WHAT IS BEING ASKED: Skip every picture and transcribe the remaining material exactly.

DATA:
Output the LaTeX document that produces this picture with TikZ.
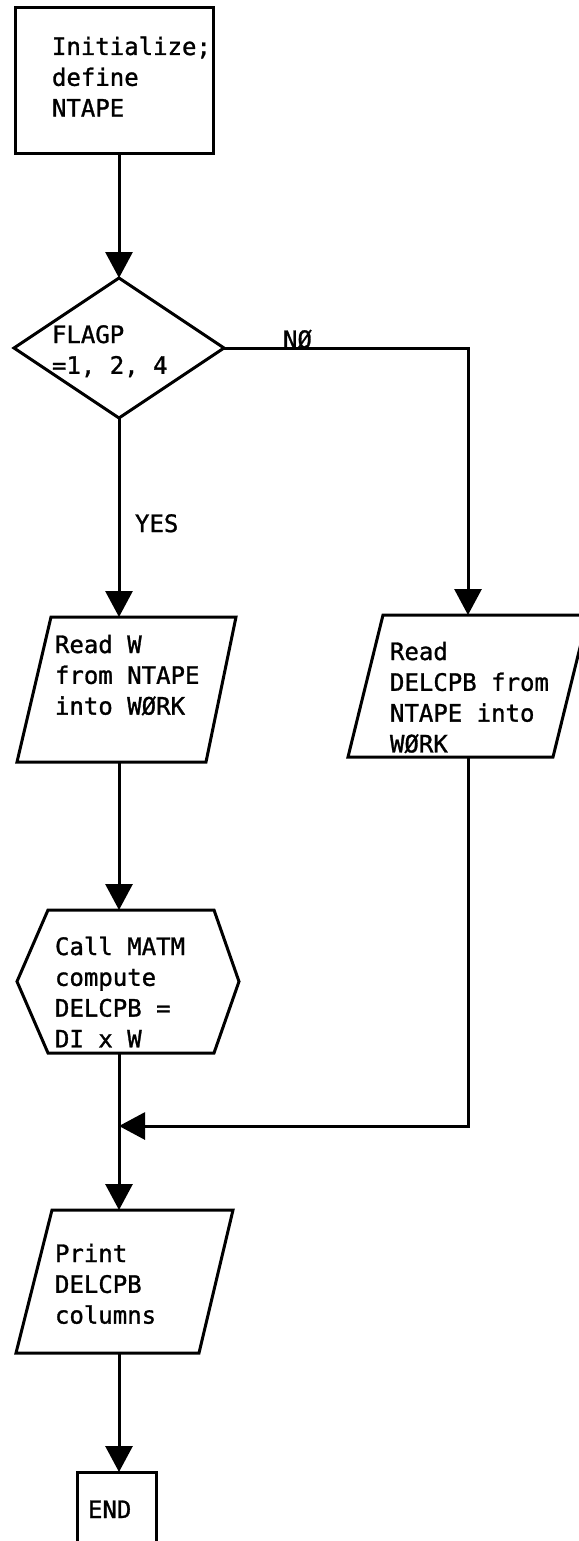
\documentclass[tikz,border=0pt]{standalone}
\usepackage{fontspec}
\newfontfamily\tw[FakeBold=1.2]{DejaVu Sans Mono}
\usetikzlibrary{arrows.meta,calc}

\begin{document}
\begin{tikzpicture}[x=0.5pt,y=-0.5pt,
  flow/.style={line width=1.5pt, line join=miter},
  arr/.style={flow, -{Triangle[length=13pt,width=13.5pt]}},
  frame/.style={draw=none, rectangle, inner sep=0pt, outer sep=0pt},
  box/.style={frame, draw, line width=1.5pt},
  txt/.style={anchor=north west, inner sep=0pt, outer sep=0pt, align=left,
              font=\tw\fontsize{12}{15.4}\selectfont},
  lbl/.style={anchor=base west, inner sep=0pt, outer sep=0pt,
              font=\tw\fontsize{12}{15.4}\selectfont},
]
\useasboundingbox (0,0) rectangle (578,1541);

% --- blocks -------------------------------------------------------------
\node[box, minimum width=99pt, minimum height=72.5pt] (init) at (114,80.5) {};

\node[frame, minimum width=105pt, minimum height=70pt] (dec) at (119,348) {};
\draw[flow] (dec.north) -- (dec.east) -- (dec.south) -- (dec.west) -- cycle;

\node[frame, minimum width=109.5pt, minimum height=72.5pt] (rdW) at (126.5,689.5) {};
\draw[flow] ($(rdW.north west)+(34,0)$) -- (rdW.north east)
  -- ($(rdW.south east)-(30,0)$) -- (rdW.south west) -- cycle;

\node[frame, minimum width=120pt, minimum height=71pt] (rdD) at (468,686) {};
\draw[flow] ($(rdD.north west)+(35,0)$) -- (rdD.north east)
  -- ($(rdD.south east)-(35,0)$) -- (rdD.south west) -- cycle;

\node[frame, minimum width=111pt, minimum height=71.5pt] (hex) at (128,981.5) {};
\draw[flow] ($(hex.north west)+(31,0)$) -- ($(hex.north east)-(25,0)$)
  -- (hex.east) -- ($(hex.south east)-(25,0)$)
  -- ($(hex.south west)+(31,0)$) -- (hex.west) -- cycle;

\node[frame, minimum width=108.5pt, minimum height=71.5pt] (prt) at (124.5,1281.5) {};
\draw[flow] ($(prt.north west)+(36,0)$) -- (prt.north east)
  -- ($(prt.south east)-(34,0)$) -- (prt.south west) -- cycle;

\node[box, minimum width=39.5pt, minimum height=44pt] (end) at (116.5,1516) {};

\coordinate (merge) at (119,1126);

% --- texts --------------------------------------------------------------
\node[txt] (tInit) at (52,35) {\rule{0pt}{10pt}Initialize;\\define\\NTAPE};
\node[txt] (tDec) at (52,323) {\rule{0pt}{10pt}FLAGP\\=1, 2, 4};
\node[txt] (tRdW) at (55,633) {\rule{0pt}{10pt}Read W\\from NTAPE\\into WØRK};
\node[txt] (tRdD) at (390,640) {\rule{0pt}{10pt}Read\\DELCPB from\\NTAPE into\\WØRK};
\node[txt] (tHex) at (55,935) {\rule{0pt}{10pt}Call MATM\\compute\\DELCPB =\\DI x W};
\node[txt] (tPrt) at (55,1242) {\rule{0pt}{10pt}Print\\DELCPB\\columns};
\node[lbl] (tEnd) at (88,1518) {END};
\node[lbl] (tNo) at (283,348) {NØ};
\node[lbl] (tYes) at (135,532) {YES};

% --- connectors ---------------------------------------------------------
\draw[arr] (init.south -| dec.north) -- (dec.north);
\draw[arr] (dec.east) -| (rdD.north);
\draw[arr] (dec.south) -- (dec.south |- rdW.north);
\draw[arr] (dec.south |- rdW.south) -- (dec.south |- hex.north);
\draw[arr] (rdD.south) |- (merge);
\draw[flow] (dec.south |- hex.south) -- (merge);
\draw[arr] (merge) -- (merge |- prt.north);
\draw[arr] (merge |- prt.south) -- (merge |- end.north);
\end{tikzpicture}
\end{document}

EXPECTED ANSWER:
Output the LaTeX document that produces this picture with TikZ.
\documentclass[tikz,border=0pt]{standalone}
\usepackage{fontspec}
\newfontfamily\tw[FakeBold=1.2]{DejaVu Sans Mono}
\usetikzlibrary{arrows.meta,calc}

\begin{document}
\begin{tikzpicture}[x=0.5pt,y=-0.5pt,
  flow/.style={line width=1.5pt, line join=miter},
  arr/.style={flow, -{Triangle[length=13pt,width=13.5pt]}},
  frame/.style={draw=none, rectangle, inner sep=0pt, outer sep=0pt},
  box/.style={frame, draw, line width=1.5pt},
  txt/.style={anchor=north west, inner sep=0pt, outer sep=0pt, align=left,
              font=\tw\fontsize{12}{15.4}\selectfont},
  lbl/.style={anchor=base west, inner sep=0pt, outer sep=0pt,
              font=\tw\fontsize{12}{15.4}\selectfont},
]
\useasboundingbox (0,0) rectangle (578,1541);

% --- blocks -------------------------------------------------------------
\node[box, minimum width=99pt, minimum height=72.5pt] (init) at (114,80.5) {};

\node[frame, minimum width=105pt, minimum height=70pt] (dec) at (119,348) {};
\draw[flow] (dec.north) -- (dec.east) -- (dec.south) -- (dec.west) -- cycle;

\node[frame, minimum width=109.5pt, minimum height=72.5pt] (rdW) at (126.5,689.5) {};
\draw[flow] ($(rdW.north west)+(34,0)$) -- (rdW.north east)
  -- ($(rdW.south east)-(30,0)$) -- (rdW.south west) -- cycle;

\node[frame, minimum width=120pt, minimum height=71pt] (rdD) at (468,686) {};
\draw[flow] ($(rdD.north west)+(35,0)$) -- (rdD.north east)
  -- ($(rdD.south east)-(35,0)$) -- (rdD.south west) -- cycle;

\node[frame, minimum width=111pt, minimum height=71.5pt] (hex) at (128,981.5) {};
\draw[flow] ($(hex.north west)+(31,0)$) -- ($(hex.north east)-(25,0)$)
  -- (hex.east) -- ($(hex.south east)-(25,0)$)
  -- ($(hex.south west)+(31,0)$) -- (hex.west) -- cycle;

\node[frame, minimum width=108.5pt, minimum height=71.5pt] (prt) at (124.5,1281.5) {};
\draw[flow] ($(prt.north west)+(36,0)$) -- (prt.north east)
  -- ($(prt.south east)-(34,0)$) -- (prt.south west) -- cycle;

\node[box, minimum width=39.5pt, minimum height=44pt] (end) at (116.5,1516) {};

\coordinate (merge) at (119,1126);

% --- texts --------------------------------------------------------------
\node[txt] (tInit) at (52,35) {\rule{0pt}{10pt}Initialize;\\define\\NTAPE};
\node[txt] (tDec) at (52,323) {\rule{0pt}{10pt}FLAGP\\=1, 2, 4};
\node[txt] (tRdW) at (55,633) {\rule{0pt}{10pt}Read W\\from NTAPE\\into WØRK};
\node[txt] (tRdD) at (390,640) {\rule{0pt}{10pt}Read\\DELCPB from\\NTAPE into\\WØRK};
\node[txt] (tHex) at (55,935) {\rule{0pt}{10pt}Call MATM\\compute\\DELCPB =\\DI x W};
\node[txt] (tPrt) at (55,1242) {\rule{0pt}{10pt}Print\\DELCPB\\columns};
\node[lbl] (tEnd) at (88,1518) {END};
\node[lbl] (tNo) at (283,348) {NØ};
\node[lbl] (tYes) at (135,532) {YES};

% --- connectors ---------------------------------------------------------
\draw[arr] (init.south -| dec.north) -- (dec.north);
\draw[arr] (dec.east) -| (rdD.north);
\draw[arr] (dec.south) -- (dec.south |- rdW.north);
\draw[arr] (dec.south |- rdW.south) -- (dec.south |- hex.north);
\draw[arr] (rdD.south) |- (merge);
\draw[flow] (dec.south |- hex.south) -- (merge);
\draw[arr] (merge) -- (merge |- prt.north);
\draw[arr] (merge |- prt.south) -- (merge |- end.north);
\end{tikzpicture}
\end{document}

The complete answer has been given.